The reactor would be so cheaply designed that only about 6% of the generated heat would be converted to electricity to power the torpedo, but that would be more than enough for a one-way trip.
The torpedoes would be powered by disposable nuclear reactors and be able to travel more than 6,000 miles.
“When the manufacturing cost is low enough, even if the nuclear-powered device can only be used once, the overall cost will be low,” the researchers said, according to SCMP. “This in turn stimulates us to make the system simpler and smaller.”
Under the Guo design, a chain reaction would not start until about a half-hour after the torpedo left the launching platform. That makes it safe to handle, because it would not be radioactive until it reached a safe distance from whatever platform launched it.

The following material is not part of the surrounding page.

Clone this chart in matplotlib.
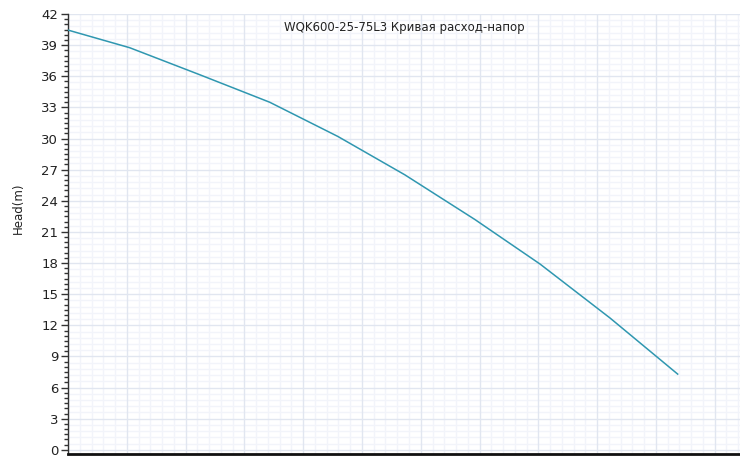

That chain reaction would happen about 20 times faster than a typical reactor on a nuclear submarine to be able to reach a working temperature of nearly 600 degrees Fahrenheit. That would accelerate the torpedo to a cruising speed of around 37 mph.
The researchers estimate the reactor would “be able to operate for up to 400 hours, cruising over 6,200 miles – about the distance from Shanghai to San Francisco.”
It would then separate from the torpedo and fall to the bottom of the deep sea, activating a safety mechanism to kill the remaining chain reaction, they said, according to SCMP. “Even if the hull is broken, the interior is filled with water, and the whole body falls into the wet sand on the seabed, the reactor will not have a critical accident. The safety is ensured.”
The weapons would be designed to be fired from any number of platforms, but especially from China’s growing fleet of submarines.